Pic: Douglas McBride
“There’s no heart in the play,’ said Coward of Blithe Spirit; it indubitably lacks the depth of the earlier, emotionally richer Private Lives. The story of a well-to-do novelist, Charles (played here by Ali Watt), who inadvertently summons the ghost of his “morally untidy” first wife, Elvira (Barbara Hockaday) following a séance, to the fury of the current Mrs Condamine (Claire Dargo), is proficiently crafted and unapologetically superficial – wit is everything here.
The play stands and falls on its pacing, and though the final scenes are a little drawn-out, Fairlie does a fine job of choreographing the action, placing due emphasis on the one-liners and visual jokes and raising the temperature when necessary.

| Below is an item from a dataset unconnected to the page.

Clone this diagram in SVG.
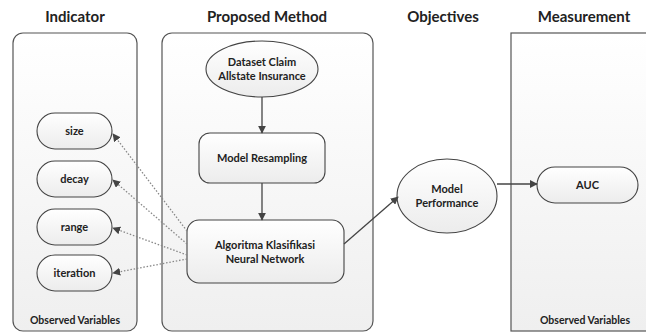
<svg xmlns="http://www.w3.org/2000/svg" width="646" height="334" viewBox="0 0 646 334">
<style>
.title{font-family:Lato,"Open Sans","Liberation Sans",sans-serif;font-weight:bold;font-size:15px;fill:#222;text-anchor:middle}
.lbl{font-family:Lato,"Open Sans","Liberation Sans",sans-serif;font-weight:bold;font-size:11px;fill:#222;text-anchor:middle}
.small{font-family:Lato,"Open Sans","Liberation Sans",sans-serif;font-weight:bold;font-size:10.5px;fill:#222;text-anchor:middle}
.panel{fill:url(#pg);stroke:#555;stroke-width:1.2}
.node{fill:url(#ng);stroke:#444;stroke-width:1.1}
.solid{stroke:#444;stroke-width:1.3;fill:none}
.dot{stroke:#888;stroke-width:1.3;stroke-dasharray:1.5 1.8;fill:none}
</style>
<defs>
<linearGradient id="pg" x1="0" y1="0" x2="0" y2="1"><stop offset="0" stop-color="#ffffff"/><stop offset="1" stop-color="#efefef"/></linearGradient>
<linearGradient id="ng" x1="0" y1="0" x2="0" y2="1"><stop offset="0" stop-color="#ffffff"/><stop offset="1" stop-color="#ececec"/></linearGradient>
<marker id="ah" viewBox="0 0 10 10" refX="9" refY="5" markerWidth="8" markerHeight="8" markerUnits="userSpaceOnUse" orient="auto"><path d="M0,0 L10,5 L0,10 z" fill="#444"/></marker>
</defs>

<text class="title" x="75" y="22">Indicator</text>
<text class="title" x="267" y="22">Proposed Method</text>
<text class="title" x="443" y="22">Objectives</text>
<text class="title" x="584" y="22">Measurement</text>

<g id="panel-indicator">
<rect class="panel" x="13" y="33" width="124" height="298" rx="10"/>
<text class="small" x="75" y="324">Observed Variables</text>
</g>
<g id="panel-proposed">
<rect class="panel" x="162" y="33" width="211" height="298" rx="10"/>
</g>
<g id="panel-measurement">
<rect class="panel" x="511" y="33" width="140" height="298"/>
<text class="small" x="585" y="324">Observed Variables</text>
</g>

<g id="n-size"><rect class="node" x="37" y="113" width="75" height="36" rx="18"/><text class="lbl" x="74.5" y="135">size</text></g>
<g id="n-decay"><rect class="node" x="37" y="161" width="75" height="36" rx="18"/><text class="lbl" x="74.5" y="183">decay</text></g>
<g id="n-range"><rect class="node" x="37" y="209" width="75" height="36" rx="18"/><text class="lbl" x="74.5" y="231">range</text></g>
<g id="n-iteration"><rect class="node" x="37" y="255" width="75" height="36" rx="18"/><text class="lbl" x="74.5" y="277">iteration</text></g>

<g id="n-dataset"><ellipse class="node" cx="262" cy="69" rx="56" ry="28"/><text class="lbl" x="262" y="66">Dataset Claim</text><text class="lbl" x="262" y="80">Allstate Insurance</text></g>
<g id="n-resampling"><rect class="node" x="199" y="133" width="126" height="50" rx="11"/><text class="lbl" x="262" y="162">Model Resampling</text></g>
<g id="n-algoritma"><rect class="node" x="187" y="220" width="157" height="63" rx="12"/><text class="lbl" x="265" y="249">Algoritma Klasifikasi</text><text class="lbl" x="265" y="263">Neural Network</text></g>

<g id="n-performance"><ellipse class="node" cx="447" cy="196" rx="50" ry="37"/><text class="lbl" x="447" y="193">Model</text><text class="lbl" x="447" y="207">Performance</text></g>
<g id="n-auc"><rect class="node" x="537" y="167" width="101" height="36" rx="18"/><text class="lbl" x="587.5" y="189">AUC</text></g>

<g id="connectors">
<line class="solid" x1="262" y1="97" x2="262" y2="133" marker-end="url(#ah)"/>
<line class="solid" x1="262" y1="183" x2="262" y2="220" marker-end="url(#ah)"/>
<line class="solid" x1="344" y1="244" x2="398" y2="197" marker-end="url(#ah)"/>
<line class="solid" x1="497" y1="184" x2="537" y2="184" marker-end="url(#ah)"/>
<line class="dot" x1="187" y1="231" x2="113" y2="134" marker-end="url(#ah)"/>
<line class="dot" x1="187" y1="244" x2="113" y2="180" marker-end="url(#ah)"/>
<line class="dot" x1="187" y1="255" x2="113" y2="228" marker-end="url(#ah)"/>
<line class="dot" x1="187" y1="259" x2="113" y2="273" marker-end="url(#ah)"/>
</g>
</svg>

The actors revel in the shallowness of their characters while offering glimpses of pathos. Watt is suitably shady and entitled as Charles. Hockaday’s Elvira is tragically child-like, only coming alive when needling Dargo’s brittle Ruth or preparing for “car journeys into Folkestone”.
Pic: Douglas McBride
Deirdre Davis’s eccentric medium Madame Arcati is the real force of nature here. Her pre-séance warm-up routines are outrageous, her wonder at the supernatural sweet and a little pitiful, and there is a defiant edge to Davis’s portrayal that leaves you wondering if she’s really as daft as she looks.